▶ _Problem description_
Keep to the lines from the line containing "What Apache ECharts" through the line containing "const caption = '▲圖4-3 磁性奈米氧化鐵之升溫曲線';": copy them exactly and leave every picture out.

▶ _Records shown_
###

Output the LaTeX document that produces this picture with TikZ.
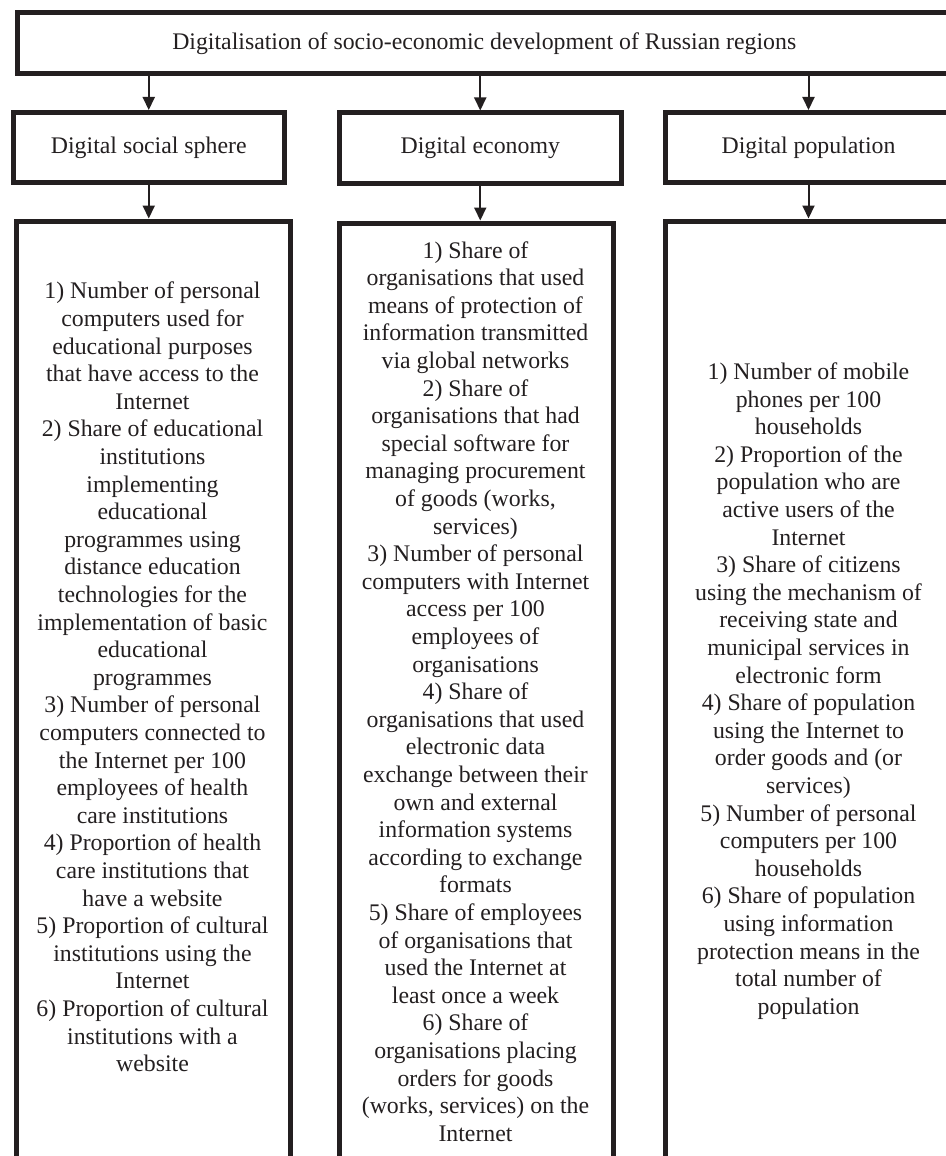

###

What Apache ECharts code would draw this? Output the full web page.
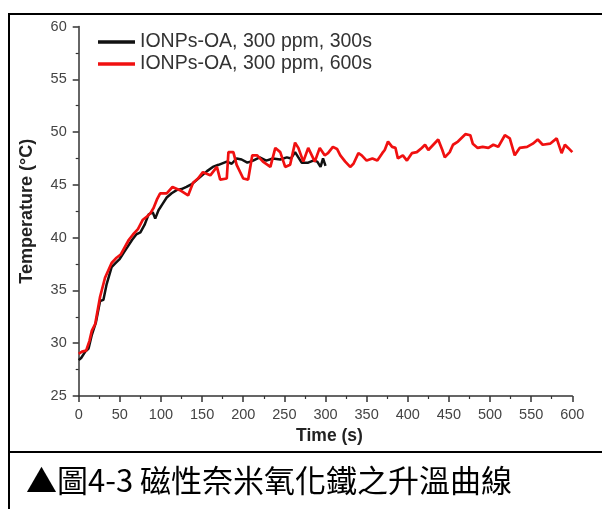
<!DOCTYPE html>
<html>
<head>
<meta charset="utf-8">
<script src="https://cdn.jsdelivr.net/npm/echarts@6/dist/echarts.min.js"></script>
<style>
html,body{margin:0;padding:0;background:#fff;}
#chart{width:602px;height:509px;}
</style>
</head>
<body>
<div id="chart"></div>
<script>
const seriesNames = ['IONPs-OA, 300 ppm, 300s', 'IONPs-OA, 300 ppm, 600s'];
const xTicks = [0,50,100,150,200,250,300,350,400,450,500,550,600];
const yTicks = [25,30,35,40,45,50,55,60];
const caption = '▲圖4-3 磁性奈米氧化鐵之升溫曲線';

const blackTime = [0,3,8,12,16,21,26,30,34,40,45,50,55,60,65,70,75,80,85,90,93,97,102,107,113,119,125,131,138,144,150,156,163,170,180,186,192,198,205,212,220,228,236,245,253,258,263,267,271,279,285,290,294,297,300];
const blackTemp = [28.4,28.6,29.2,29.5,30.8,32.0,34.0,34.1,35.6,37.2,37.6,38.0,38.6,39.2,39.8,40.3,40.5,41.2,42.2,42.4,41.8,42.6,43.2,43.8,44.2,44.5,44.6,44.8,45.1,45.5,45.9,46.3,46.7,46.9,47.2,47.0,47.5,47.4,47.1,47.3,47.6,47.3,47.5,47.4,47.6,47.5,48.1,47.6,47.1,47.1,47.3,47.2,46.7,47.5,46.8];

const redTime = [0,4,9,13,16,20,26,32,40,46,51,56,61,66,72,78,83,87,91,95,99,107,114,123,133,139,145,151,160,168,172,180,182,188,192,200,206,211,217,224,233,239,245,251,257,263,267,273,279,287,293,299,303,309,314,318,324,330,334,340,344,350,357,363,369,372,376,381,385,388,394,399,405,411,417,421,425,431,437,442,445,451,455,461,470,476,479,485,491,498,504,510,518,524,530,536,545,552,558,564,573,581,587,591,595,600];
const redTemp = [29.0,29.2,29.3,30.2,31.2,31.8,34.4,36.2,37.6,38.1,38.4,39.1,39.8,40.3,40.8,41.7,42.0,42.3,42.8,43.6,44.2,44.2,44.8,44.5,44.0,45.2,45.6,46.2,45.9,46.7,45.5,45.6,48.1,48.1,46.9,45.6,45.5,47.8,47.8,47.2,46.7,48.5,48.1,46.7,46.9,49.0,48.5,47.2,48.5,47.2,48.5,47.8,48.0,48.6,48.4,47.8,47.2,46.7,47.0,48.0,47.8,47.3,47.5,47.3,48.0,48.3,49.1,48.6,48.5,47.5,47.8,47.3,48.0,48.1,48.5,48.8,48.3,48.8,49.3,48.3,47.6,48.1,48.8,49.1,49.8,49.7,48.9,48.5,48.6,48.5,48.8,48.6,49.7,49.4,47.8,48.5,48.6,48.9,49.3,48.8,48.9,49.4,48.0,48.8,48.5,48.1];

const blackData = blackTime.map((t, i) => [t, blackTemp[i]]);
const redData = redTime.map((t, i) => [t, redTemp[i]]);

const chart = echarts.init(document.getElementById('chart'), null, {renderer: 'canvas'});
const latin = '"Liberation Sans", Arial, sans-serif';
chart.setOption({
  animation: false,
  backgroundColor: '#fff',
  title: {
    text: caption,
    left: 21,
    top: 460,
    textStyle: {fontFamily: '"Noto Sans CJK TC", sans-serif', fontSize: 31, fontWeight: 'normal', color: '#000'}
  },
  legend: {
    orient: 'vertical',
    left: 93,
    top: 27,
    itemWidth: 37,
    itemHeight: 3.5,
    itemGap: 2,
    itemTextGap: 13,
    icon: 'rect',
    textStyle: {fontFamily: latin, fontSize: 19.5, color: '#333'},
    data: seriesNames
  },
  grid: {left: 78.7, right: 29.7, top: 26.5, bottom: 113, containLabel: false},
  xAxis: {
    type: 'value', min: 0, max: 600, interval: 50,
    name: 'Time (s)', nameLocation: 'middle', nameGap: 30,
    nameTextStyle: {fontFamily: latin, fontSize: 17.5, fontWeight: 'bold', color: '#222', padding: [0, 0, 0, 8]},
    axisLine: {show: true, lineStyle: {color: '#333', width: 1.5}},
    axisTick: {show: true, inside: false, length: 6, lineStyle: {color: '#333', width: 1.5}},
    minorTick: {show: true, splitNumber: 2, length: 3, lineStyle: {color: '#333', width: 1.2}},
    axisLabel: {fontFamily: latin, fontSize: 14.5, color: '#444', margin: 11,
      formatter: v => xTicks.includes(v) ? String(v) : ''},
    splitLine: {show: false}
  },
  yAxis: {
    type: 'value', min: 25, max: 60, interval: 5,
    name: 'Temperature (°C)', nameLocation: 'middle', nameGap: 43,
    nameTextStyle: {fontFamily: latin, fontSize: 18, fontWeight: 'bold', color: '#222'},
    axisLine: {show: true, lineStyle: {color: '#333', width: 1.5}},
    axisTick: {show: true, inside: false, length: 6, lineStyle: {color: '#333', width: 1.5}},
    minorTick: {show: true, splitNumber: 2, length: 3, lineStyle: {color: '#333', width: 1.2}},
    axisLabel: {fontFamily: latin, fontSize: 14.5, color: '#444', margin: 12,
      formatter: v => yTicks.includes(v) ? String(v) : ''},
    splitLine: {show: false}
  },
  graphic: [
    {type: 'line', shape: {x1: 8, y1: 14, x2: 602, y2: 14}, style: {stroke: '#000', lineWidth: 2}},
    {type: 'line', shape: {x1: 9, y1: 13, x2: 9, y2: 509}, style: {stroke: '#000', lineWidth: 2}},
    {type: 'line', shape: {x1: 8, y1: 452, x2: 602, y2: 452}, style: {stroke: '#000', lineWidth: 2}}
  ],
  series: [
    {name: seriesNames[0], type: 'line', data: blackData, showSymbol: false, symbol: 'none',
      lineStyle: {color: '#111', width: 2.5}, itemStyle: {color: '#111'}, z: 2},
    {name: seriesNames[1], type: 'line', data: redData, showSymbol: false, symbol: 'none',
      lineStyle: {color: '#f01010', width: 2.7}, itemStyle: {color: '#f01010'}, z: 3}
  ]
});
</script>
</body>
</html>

###

▶ _Response_
What Apache ECharts code would draw this? Output the full web page.
<!DOCTYPE html>
<html>
<head>
<meta charset="utf-8">
<script src="https://cdn.jsdelivr.net/npm/echarts@6/dist/echarts.min.js"></script>
<style>
html,body{margin:0;padding:0;background:#fff;}
#chart{width:602px;height:509px;}
</style>
</head>
<body>
<div id="chart"></div>
<script>
const seriesNames = ['IONPs-OA, 300 ppm, 300s', 'IONPs-OA, 300 ppm, 600s'];
const xTicks = [0,50,100,150,200,250,300,350,400,450,500,550,600];
const yTicks = [25,30,35,40,45,50,55,60];
const caption = '▲圖4-3 磁性奈米氧化鐵之升溫曲線';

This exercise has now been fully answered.